The question what I get recently – as a trainer and consultant is :
Does any updates to CMDB has to be under the change management control?

While the overall answer is YES, I ensure to add the following almost always:  ‘Change management is not actually controlling the changes to CMDB (unless CMDB itself is a CI 🙂 – We will ignore that here) ; it is controlling changes to the CIs, and hence the changes/updates to CMDB automatically becomes under change management control.’

Now the question of an inquisitive mind is – are there any changes to CMDB that doesnt follow this rule?

The instant reaction is to shake head heavily and say NO! But as I repeatedly get these kind of questions (in fact the same question in my recently concluded ITIL Service manager training triggered me to write this blog) – I started looking around to see are there any scenarios where the CMDB gets updated without an associated change management transaction.

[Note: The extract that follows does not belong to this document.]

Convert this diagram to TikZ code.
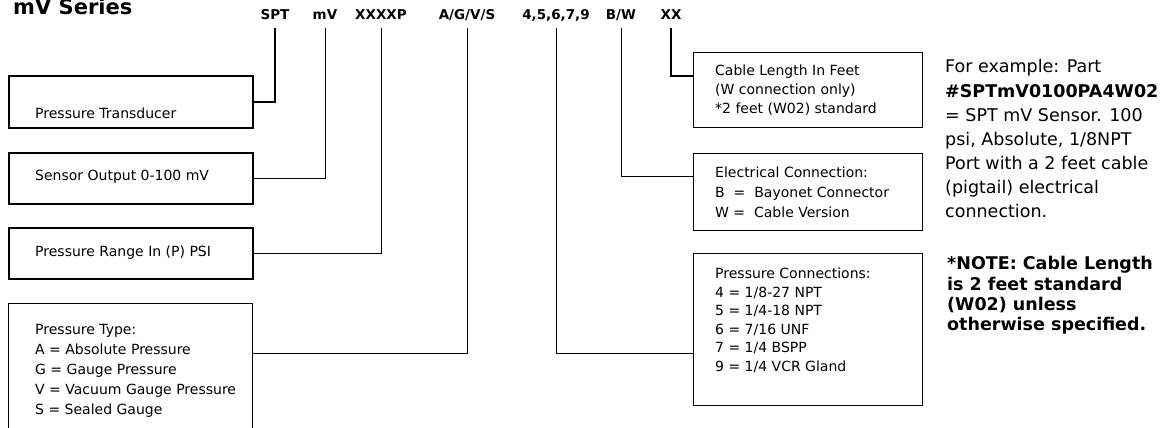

My initial findings/thoughts were – it happens in cases where:

  1. New Incident / problem records are linked to CMDB – But I tend to argue here that in such cases, CI records are not really getting updated. The linkage happens usually the otherway around.
  2. For service requests – But there I was plain wrong as they are mostly standard changes – which are automatically under change management control.

Then in various scenarios, I could find cases where there could be CI record updates without a corresponding change request/change record:

One of them – I came across in the most recent training itself:

Assume there is a CI – A network device. Due to design characteristics (or limitations/bug etc) – the manufacturer has specified that for optimal performance of this device, it need to be restarted at least once in 2 months of working time (time normally specified in hours).

In this case, “The date of last reboot” (or any other term referring to the same) becomes an important attribute of this CI. Now if we depend on change requests/records for this CI to update this attribute, we may miss a quite few updates – like a reboot that occurred due to the failure of power/UPS last week.

I have come across more instances like these in the past – but cant recollect all of them here. However, it is apparent that – though there is a thick interface between configuration management and change management, there can be cases where one is dependent on the other.

Similar debates happen between Release and Change management as well. Unfortunately or fortunately,  ITIL doesnt give clear answers to these – and that gives us ample moving space for interpretations and customizations. That, to me is one of the beauty of ITIL too.